BEIJING — The world’s two biggest economies on Nov 12 announced ambitious goals and pledged joint efforts to tackle climate change in the next 15 years.
China and the United States announced their respective post-2020 goals of coping with climate change in a joint announcement issued after the two countries’ presidents held talks on Nov 12 in Beijing.
The United States intends to achieve “an economy-wide target of reducing its emissions by 26 to 28 percent below its 2005 level in 2025” and to make best efforts to reduce its emissions by 28 percent, according to the announcement.
China intends to achieve the peaking of carbon dioxide emissions around 2030 and increase the share of non-fossil fuels in primary energy consumption to around 20 percent by 2030.
“China and the United States hope that by announcing these targets now, they can inject momentum into the global climate negotiations and inspire other countries to join in coming forward with ambitious actions as soon as possible, preferably by the first quarter of 2015,” the announcement said.
The two countries will jointly push international climate change negotiations for the adoption of a protocol at the United Nations Climate Conference in Paris next year, according to the announcement.

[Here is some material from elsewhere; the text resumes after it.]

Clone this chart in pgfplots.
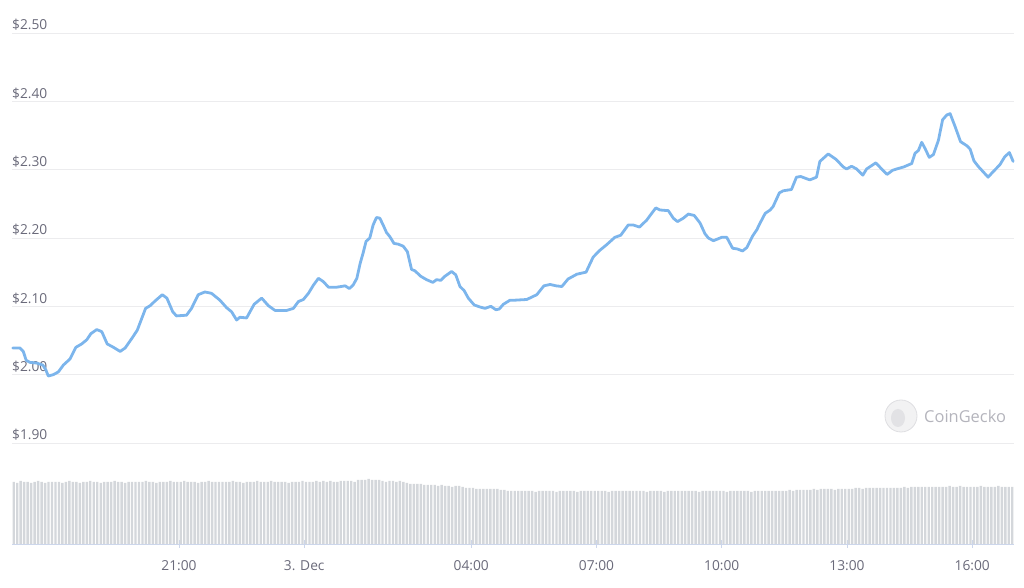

China and the US will step up cooperation in the fields of clean energy and environmental protection, the announcement said.
To achieve their climate goals, China and the US will establish a major new carbon storage project based in China through an international public-private consortium led by the two countries to study and monitor carbon storage using industrial CO2, it said.
The two countries will also work together on a new Enhanced Water Recovery project to produce fresh water from CO2 injection into deep saline aquifers.
In addition, China and the US will convene a Climate-Smart/Low-Carbon Cities Summit where leading cities from both countries will share best practices, set new goals and celebrate city-level leadership in reducing carbon emissions and building resilience.
Bilateral trade in sustainable environmental goods and clean energy technologies will be encouraged, according to the announcement.
It said a US trade mission led by US Secretary of Energy Ernest Moniz and Secretary of Commerce Penny Pritzker will visit China in April 2015, with a focus on smart low-carbon cities and smart low-carbon growth technologies.
China was the first among developing countries to formulate and implement a national climate change program and adopted a national plan to make sure that it will meet the target of cutting carbon intensity by 40 percent to 45 percent by 2020 from the 2005 level.
In 2013, carbon intensity in China was down by 28.5 percent from the 2005 level, which was equivalent to a reduction of 2.5 billion tons of CO2 emissions.
President Xi Jinping on Nov 12 held talks with his US counterpart Barack Obama, underscoring commitment to building a new type of major-country relations between the world’s two largest economies.
Obama arrived in Beijing on Nov 10 to attend the 22nd Asia-Pacific Economic Cooperation Economic Leaders’ Meeting and pay a state visit to China at Xi’s invitation.